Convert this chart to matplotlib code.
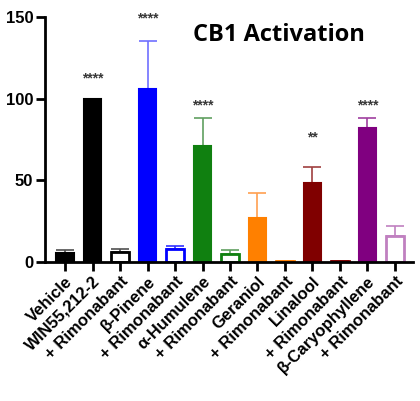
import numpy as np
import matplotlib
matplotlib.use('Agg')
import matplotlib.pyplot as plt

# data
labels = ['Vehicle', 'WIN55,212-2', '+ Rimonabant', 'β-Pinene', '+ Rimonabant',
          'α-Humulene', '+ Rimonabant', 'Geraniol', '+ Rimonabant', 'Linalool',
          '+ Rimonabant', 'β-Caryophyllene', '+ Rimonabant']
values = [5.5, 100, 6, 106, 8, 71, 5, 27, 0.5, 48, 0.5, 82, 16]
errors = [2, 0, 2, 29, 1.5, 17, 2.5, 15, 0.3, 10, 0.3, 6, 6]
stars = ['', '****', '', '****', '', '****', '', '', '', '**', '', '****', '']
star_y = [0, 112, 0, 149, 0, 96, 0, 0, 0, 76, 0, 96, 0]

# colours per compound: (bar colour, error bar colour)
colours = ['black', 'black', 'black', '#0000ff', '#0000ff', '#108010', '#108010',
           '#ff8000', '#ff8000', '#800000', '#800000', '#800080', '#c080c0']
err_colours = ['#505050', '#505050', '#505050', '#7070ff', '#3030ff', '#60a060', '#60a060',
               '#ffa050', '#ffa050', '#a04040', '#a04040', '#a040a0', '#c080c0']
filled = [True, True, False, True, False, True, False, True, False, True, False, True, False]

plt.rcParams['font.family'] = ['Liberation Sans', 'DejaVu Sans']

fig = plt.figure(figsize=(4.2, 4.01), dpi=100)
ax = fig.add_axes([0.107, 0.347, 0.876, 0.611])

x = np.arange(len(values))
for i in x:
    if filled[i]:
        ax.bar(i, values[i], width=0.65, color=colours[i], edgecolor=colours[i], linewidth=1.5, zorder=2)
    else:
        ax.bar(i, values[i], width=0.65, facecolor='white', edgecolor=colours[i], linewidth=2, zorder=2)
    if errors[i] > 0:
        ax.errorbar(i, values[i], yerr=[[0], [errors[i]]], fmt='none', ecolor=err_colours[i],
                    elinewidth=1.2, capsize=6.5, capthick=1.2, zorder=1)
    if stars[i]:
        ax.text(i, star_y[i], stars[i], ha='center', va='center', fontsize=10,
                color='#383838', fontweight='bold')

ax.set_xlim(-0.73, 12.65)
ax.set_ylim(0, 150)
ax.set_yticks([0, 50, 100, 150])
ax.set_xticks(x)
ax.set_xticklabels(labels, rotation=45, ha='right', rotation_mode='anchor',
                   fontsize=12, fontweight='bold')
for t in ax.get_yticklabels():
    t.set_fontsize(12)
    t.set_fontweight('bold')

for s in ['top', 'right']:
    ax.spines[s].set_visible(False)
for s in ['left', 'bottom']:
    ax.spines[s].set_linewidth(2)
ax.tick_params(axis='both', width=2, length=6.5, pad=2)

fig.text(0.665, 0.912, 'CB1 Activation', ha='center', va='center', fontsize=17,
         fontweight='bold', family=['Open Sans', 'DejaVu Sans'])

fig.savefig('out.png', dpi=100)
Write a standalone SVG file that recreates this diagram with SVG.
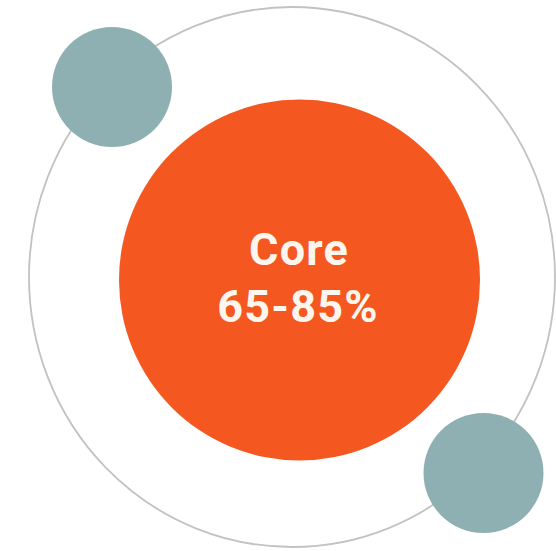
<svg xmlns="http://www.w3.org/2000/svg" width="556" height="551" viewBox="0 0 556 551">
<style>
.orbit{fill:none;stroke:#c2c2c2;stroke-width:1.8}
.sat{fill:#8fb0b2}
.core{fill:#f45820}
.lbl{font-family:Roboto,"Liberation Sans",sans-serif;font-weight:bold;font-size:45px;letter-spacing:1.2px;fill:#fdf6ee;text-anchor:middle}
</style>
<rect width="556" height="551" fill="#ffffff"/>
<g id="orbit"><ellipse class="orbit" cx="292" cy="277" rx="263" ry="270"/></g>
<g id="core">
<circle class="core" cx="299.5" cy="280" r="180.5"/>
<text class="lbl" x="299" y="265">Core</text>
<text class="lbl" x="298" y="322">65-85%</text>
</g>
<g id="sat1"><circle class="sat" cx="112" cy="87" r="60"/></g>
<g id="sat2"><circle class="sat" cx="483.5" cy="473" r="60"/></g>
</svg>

# WHAT IS EXPECTED:
Leave out the pictures and retype every line above exactly.

# ANSWER TO THIS EXERCISE:
Convert this chart to matplotlib code.
import numpy as np
import matplotlib
matplotlib.use('Agg')
import matplotlib.pyplot as plt

# data
labels = ['Vehicle', 'WIN55,212-2', '+ Rimonabant', 'β-Pinene', '+ Rimonabant',
          'α-Humulene', '+ Rimonabant', 'Geraniol', '+ Rimonabant', 'Linalool',
          '+ Rimonabant', 'β-Caryophyllene', '+ Rimonabant']
values = [5.5, 100, 6, 106, 8, 71, 5, 27, 0.5, 48, 0.5, 82, 16]
errors = [2, 0, 2, 29, 1.5, 17, 2.5, 15, 0.3, 10, 0.3, 6, 6]
stars = ['', '****', '', '****', '', '****', '', '', '', '**', '', '****', '']
star_y = [0, 112, 0, 149, 0, 96, 0, 0, 0, 76, 0, 96, 0]

# colours per compound: (bar colour, error bar colour)
colours = ['black', 'black', 'black', '#0000ff', '#0000ff', '#108010', '#108010',
           '#ff8000', '#ff8000', '#800000', '#800000', '#800080', '#c080c0']
err_colours = ['#505050', '#505050', '#505050', '#7070ff', '#3030ff', '#60a060', '#60a060',
               '#ffa050', '#ffa050', '#a04040', '#a04040', '#a040a0', '#c080c0']
filled = [True, True, False, True, False, True, False, True, False, True, False, True, False]

plt.rcParams['font.family'] = ['Liberation Sans', 'DejaVu Sans']

fig = plt.figure(figsize=(4.2, 4.01), dpi=100)
ax = fig.add_axes([0.107, 0.347, 0.876, 0.611])

x = np.arange(len(values))
for i in x:
    if filled[i]:
        ax.bar(i, values[i], width=0.65, color=colours[i], edgecolor=colours[i], linewidth=1.5, zorder=2)
    else:
        ax.bar(i, values[i], width=0.65, facecolor='white', edgecolor=colours[i], linewidth=2, zorder=2)
    if errors[i] > 0:
        ax.errorbar(i, values[i], yerr=[[0], [errors[i]]], fmt='none', ecolor=err_colours[i],
                    elinewidth=1.2, capsize=6.5, capthick=1.2, zorder=1)
    if stars[i]:
        ax.text(i, star_y[i], stars[i], ha='center', va='center', fontsize=10,
                color='#383838', fontweight='bold')

ax.set_xlim(-0.73, 12.65)
ax.set_ylim(0, 150)
ax.set_yticks([0, 50, 100, 150])
ax.set_xticks(x)
ax.set_xticklabels(labels, rotation=45, ha='right', rotation_mode='anchor',
                   fontsize=12, fontweight='bold')
for t in ax.get_yticklabels():
    t.set_fontsize(12)
    t.set_fontweight('bold')

for s in ['top', 'right']:
    ax.spines[s].set_visible(False)
for s in ['left', 'bottom']:
    ax.spines[s].set_linewidth(2)
ax.tick_params(axis='both', width=2, length=6.5, pad=2)

fig.text(0.665, 0.912, 'CB1 Activation', ha='center', va='center', fontsize=17,
         fontweight='bold', family=['Open Sans', 'DejaVu Sans'])

fig.savefig('out.png', dpi=100)
Write a standalone SVG file that recreates this diagram with SVG.
<svg xmlns="http://www.w3.org/2000/svg" width="556" height="551" viewBox="0 0 556 551">
<style>
.orbit{fill:none;stroke:#c2c2c2;stroke-width:1.8}
.sat{fill:#8fb0b2}
.core{fill:#f45820}
.lbl{font-family:Roboto,"Liberation Sans",sans-serif;font-weight:bold;font-size:45px;letter-spacing:1.2px;fill:#fdf6ee;text-anchor:middle}
</style>
<rect width="556" height="551" fill="#ffffff"/>
<g id="orbit"><ellipse class="orbit" cx="292" cy="277" rx="263" ry="270"/></g>
<g id="core">
<circle class="core" cx="299.5" cy="280" r="180.5"/>
<text class="lbl" x="299" y="265">Core</text>
<text class="lbl" x="298" y="322">65-85%</text>
</g>
<g id="sat1"><circle class="sat" cx="112" cy="87" r="60"/></g>
<g id="sat2"><circle class="sat" cx="483.5" cy="473" r="60"/></g>
</svg>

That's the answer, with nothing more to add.